# [DATA PROVIDED]
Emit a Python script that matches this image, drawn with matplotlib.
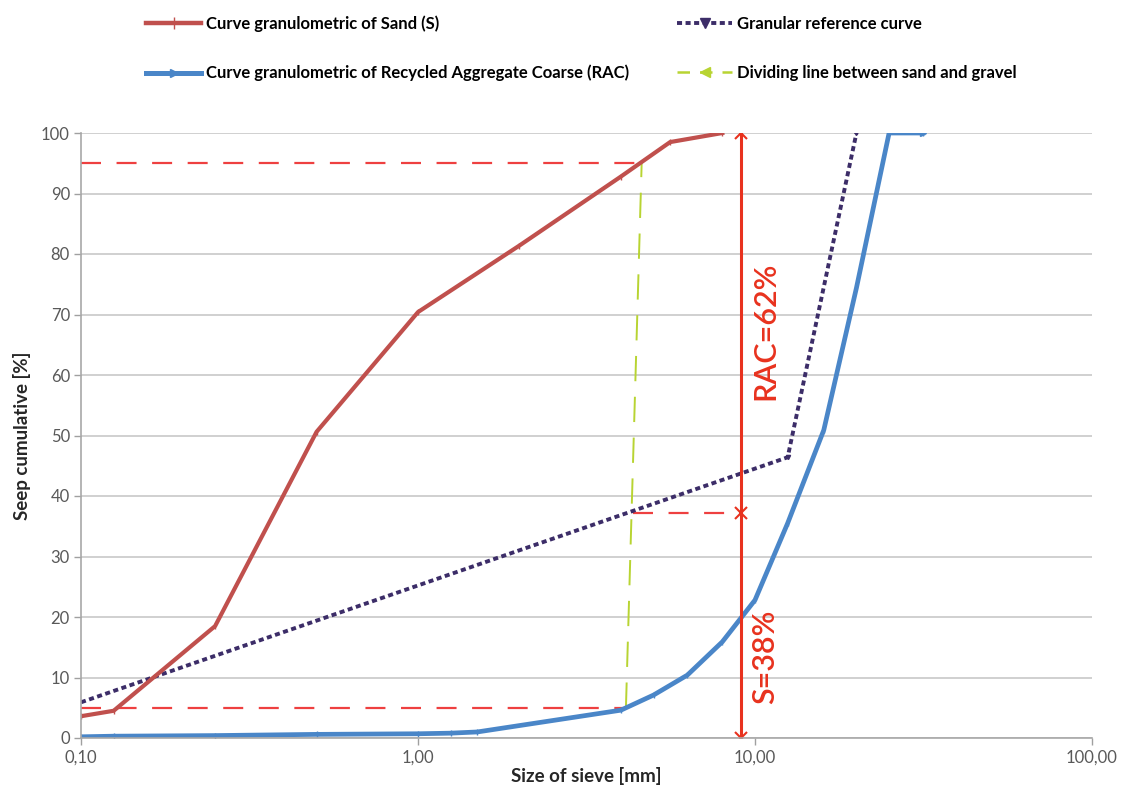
import matplotlib
matplotlib.use("Agg")
import matplotlib.pyplot as plt
from matplotlib.lines import Line2D
from matplotlib.ticker import FixedLocator, FixedFormatter, NullLocator

plt.rcParams['font.family'] = ['Lato', 'DejaVu Sans']

# Sieve sizes [mm] and cumulative passing [%]
sand_size = [0.1, 0.125, 0.25, 0.5, 1.0, 2.0, 4.0, 5.6, 8.0]
sand_pass = [3.6, 4.5, 18.5, 50.6, 70.4, 81.4, 92.8, 98.5, 100.0]

rac_size = [0.1, 0.125, 0.25, 0.5, 1.0, 1.25, 1.5, 4.0, 5.0, 6.3, 8.0, 10.0, 12.5, 16.0, 20.0, 25.0, 31.5]
rac_pass = [0.2, 0.3, 0.4, 0.6, 0.7, 0.8, 1.0, 4.6, 7.1, 10.4, 15.9, 22.8, 35.5, 50.9, 74.4, 100.0, 100.0]

ref_size = [0.1, 12.5, 20.0]
ref_pass = [5.9, 46.4, 100.0]

# Dividing line between sand and gravel
div_size = [4.14, 4.61]
div_pass = [5.0, 95.0]

# Split of the blend
split_size = 9.1
split_marks = [0.0, 37.2, 100.0]
sand_share = 38
rac_share = 62

x_ticks = [0.1, 1, 10, 100]
x_labels = ["0,10", "1,00", "10,00", "100,00"]
y_ticks = list(range(0, 101, 10))

c_sand = "#C0504D"
c_rac = "#4A86C8"
c_ref = "#3C2D68"
c_div = "#B8D432"
c_split = "#E8321E"
c_guide = "#EE4040"

fig = plt.figure(figsize=(11.28, 7.88), dpi=100)
ax = fig.add_axes([81/1128, 1-738/788, (1092-81)/1128, (738-133)/788])

ax.set_xscale('log')
ax.set_xlim(0.1, 100)
ax.set_ylim(0, 100)

ax.xaxis.set_major_locator(FixedLocator(x_ticks))
ax.xaxis.set_major_formatter(FixedFormatter(x_labels))
ax.xaxis.set_minor_locator(NullLocator())
ax.set_yticks(y_ticks)
ax.set_yticklabels([str(v) for v in y_ticks])
ax.tick_params(axis='both', colors='#A0A0A0', labelcolor='#595959', labelsize=12,
               length=5, width=1)
ax.tick_params(axis='y', pad=3)
ax.grid(axis='y', color='#C8C8C8', linewidth=1.2)
ax.set_axisbelow(True)
for side in ['top', 'right']:
    ax.spines[side].set_visible(False)
for side in ['left', 'bottom']:
    ax.spines[side].set_color('#A8A8A8')
    ax.spines[side].set_linewidth(1.2)

# Guide lines
ax.plot([0.1, div_size[1]], [95, 95], color=c_guide, lw=1.6, dashes=(9, 7))
ax.plot([0.1, div_size[0]], [5, 5], color=c_guide, lw=1.6, dashes=(9, 7))
ax.plot([4.35, split_size], [split_marks[1], split_marks[1]], color=c_guide, lw=1.6,
        dashes=(9, 7))

ax.plot(div_size, div_pass, color=c_div, lw=1.4, dashes=(13, 8))

ax.plot(ref_size, ref_pass, color=c_ref, lw=2.8, linestyle=(0, (1.3, 0.9)),
        marker='v', markersize=3, markevery=[1, 2])
ax.plot(sand_size, sand_pass, color=c_sand, lw=3.0, marker='|', markersize=4)
ax.plot(rac_size, rac_pass, color=c_rac, lw=3.4, marker='|', markersize=4)
ax.plot(rac_size[-1:], rac_pass[-1:], color=c_rac, marker='>', markersize=5, lw=0)

ax.plot([split_size, split_size], [0, 100], color=c_split, lw=2.2)
ax.plot([split_size] * 3, split_marks, color=c_split, lw=0, marker='x', markersize=9,
        markeredgewidth=1.5)

ax.text(10.7, 67.3, f"RAC={rac_share}%", rotation=90, color=c_split, fontsize=22,
        fontweight='semibold', ha='center', va='center')
ax.text(10.7, 13.5, f"S={sand_share}%", rotation=90, color=c_split, fontsize=22,
        fontweight='semibold', ha='center', va='center')

ax.set_xlabel("Size of sieve [mm]", fontsize=13.5, fontweight='bold', color='#262626',
              labelpad=1)
ax.set_ylabel("Seep cumulative [%]", fontsize=13.5, fontweight='bold', color='#262626',
              labelpad=7)

handles = [
    Line2D([], [], color=c_sand, lw=3.2, marker='|', markersize=8),
    Line2D([], [], color=c_rac, lw=3.6, marker='>', markersize=6),
    Line2D([], [], color=c_ref, lw=2.8, linestyle=(0, (1.3, 0.9)), marker='v', markersize=7),
    Line2D([], [], color=c_div, lw=1.8, dashes=(5, 4), marker='<', markersize=7),
]
labels = [
    "Curve granulometric of Sand (S)",
    "Curve granulometric of Recycled Aggregate Coarse (RAC)",
    "Granular reference curve",
    "Dividing line between sand and gravel",
]
fig.legend(handles, labels, ncol=2, loc='upper left', bbox_to_anchor=(131/1128, 1.0),
           frameon=False, handlelength=3.3, handletextpad=0.3,
           columnspacing=2.9, labelspacing=2.0, prop={'weight': 'bold', 'size': 12})

fig.savefig("out.png", dpi=100, facecolor='white')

# [WORK TO COMPLETE]
Leave the images out and output the remaining material exactly as it stands.

# [EXERCISE SOLUTION]
Emit a Python script that matches this image, drawn with matplotlib.
import matplotlib
matplotlib.use("Agg")
import matplotlib.pyplot as plt
from matplotlib.lines import Line2D
from matplotlib.ticker import FixedLocator, FixedFormatter, NullLocator

plt.rcParams['font.family'] = ['Lato', 'DejaVu Sans']

# Sieve sizes [mm] and cumulative passing [%]
sand_size = [0.1, 0.125, 0.25, 0.5, 1.0, 2.0, 4.0, 5.6, 8.0]
sand_pass = [3.6, 4.5, 18.5, 50.6, 70.4, 81.4, 92.8, 98.5, 100.0]

rac_size = [0.1, 0.125, 0.25, 0.5, 1.0, 1.25, 1.5, 4.0, 5.0, 6.3, 8.0, 10.0, 12.5, 16.0, 20.0, 25.0, 31.5]
rac_pass = [0.2, 0.3, 0.4, 0.6, 0.7, 0.8, 1.0, 4.6, 7.1, 10.4, 15.9, 22.8, 35.5, 50.9, 74.4, 100.0, 100.0]

ref_size = [0.1, 12.5, 20.0]
ref_pass = [5.9, 46.4, 100.0]

# Dividing line between sand and gravel
div_size = [4.14, 4.61]
div_pass = [5.0, 95.0]

# Split of the blend
split_size = 9.1
split_marks = [0.0, 37.2, 100.0]
sand_share = 38
rac_share = 62

x_ticks = [0.1, 1, 10, 100]
x_labels = ["0,10", "1,00", "10,00", "100,00"]
y_ticks = list(range(0, 101, 10))

c_sand = "#C0504D"
c_rac = "#4A86C8"
c_ref = "#3C2D68"
c_div = "#B8D432"
c_split = "#E8321E"
c_guide = "#EE4040"

fig = plt.figure(figsize=(11.28, 7.88), dpi=100)
ax = fig.add_axes([81/1128, 1-738/788, (1092-81)/1128, (738-133)/788])

ax.set_xscale('log')
ax.set_xlim(0.1, 100)
ax.set_ylim(0, 100)

ax.xaxis.set_major_locator(FixedLocator(x_ticks))
ax.xaxis.set_major_formatter(FixedFormatter(x_labels))
ax.xaxis.set_minor_locator(NullLocator())
ax.set_yticks(y_ticks)
ax.set_yticklabels([str(v) for v in y_ticks])
ax.tick_params(axis='both', colors='#A0A0A0', labelcolor='#595959', labelsize=12,
               length=5, width=1)
ax.tick_params(axis='y', pad=3)
ax.grid(axis='y', color='#C8C8C8', linewidth=1.2)
ax.set_axisbelow(True)
for side in ['top', 'right']:
    ax.spines[side].set_visible(False)
for side in ['left', 'bottom']:
    ax.spines[side].set_color('#A8A8A8')
    ax.spines[side].set_linewidth(1.2)

# Guide lines
ax.plot([0.1, div_size[1]], [95, 95], color=c_guide, lw=1.6, dashes=(9, 7))
ax.plot([0.1, div_size[0]], [5, 5], color=c_guide, lw=1.6, dashes=(9, 7))
ax.plot([4.35, split_size], [split_marks[1], split_marks[1]], color=c_guide, lw=1.6,
        dashes=(9, 7))

ax.plot(div_size, div_pass, color=c_div, lw=1.4, dashes=(13, 8))

ax.plot(ref_size, ref_pass, color=c_ref, lw=2.8, linestyle=(0, (1.3, 0.9)),
        marker='v', markersize=3, markevery=[1, 2])
ax.plot(sand_size, sand_pass, color=c_sand, lw=3.0, marker='|', markersize=4)
ax.plot(rac_size, rac_pass, color=c_rac, lw=3.4, marker='|', markersize=4)
ax.plot(rac_size[-1:], rac_pass[-1:], color=c_rac, marker='>', markersize=5, lw=0)

ax.plot([split_size, split_size], [0, 100], color=c_split, lw=2.2)
ax.plot([split_size] * 3, split_marks, color=c_split, lw=0, marker='x', markersize=9,
        markeredgewidth=1.5)

ax.text(10.7, 67.3, f"RAC={rac_share}%", rotation=90, color=c_split, fontsize=22,
        fontweight='semibold', ha='center', va='center')
ax.text(10.7, 13.5, f"S={sand_share}%", rotation=90, color=c_split, fontsize=22,
        fontweight='semibold', ha='center', va='center')

ax.set_xlabel("Size of sieve [mm]", fontsize=13.5, fontweight='bold', color='#262626',
              labelpad=1)
ax.set_ylabel("Seep cumulative [%]", fontsize=13.5, fontweight='bold', color='#262626',
              labelpad=7)

handles = [
    Line2D([], [], color=c_sand, lw=3.2, marker='|', markersize=8),
    Line2D([], [], color=c_rac, lw=3.6, marker='>', markersize=6),
    Line2D([], [], color=c_ref, lw=2.8, linestyle=(0, (1.3, 0.9)), marker='v', markersize=7),
    Line2D([], [], color=c_div, lw=1.8, dashes=(5, 4), marker='<', markersize=7),
]
labels = [
    "Curve granulometric of Sand (S)",
    "Curve granulometric of Recycled Aggregate Coarse (RAC)",
    "Granular reference curve",
    "Dividing line between sand and gravel",
]
fig.legend(handles, labels, ncol=2, loc='upper left', bbox_to_anchor=(131/1128, 1.0),
           frameon=False, handlelength=3.3, handletextpad=0.3,
           columnspacing=2.9, labelspacing=2.0, prop={'weight': 'bold', 'size': 12})

fig.savefig("out.png", dpi=100, facecolor='white')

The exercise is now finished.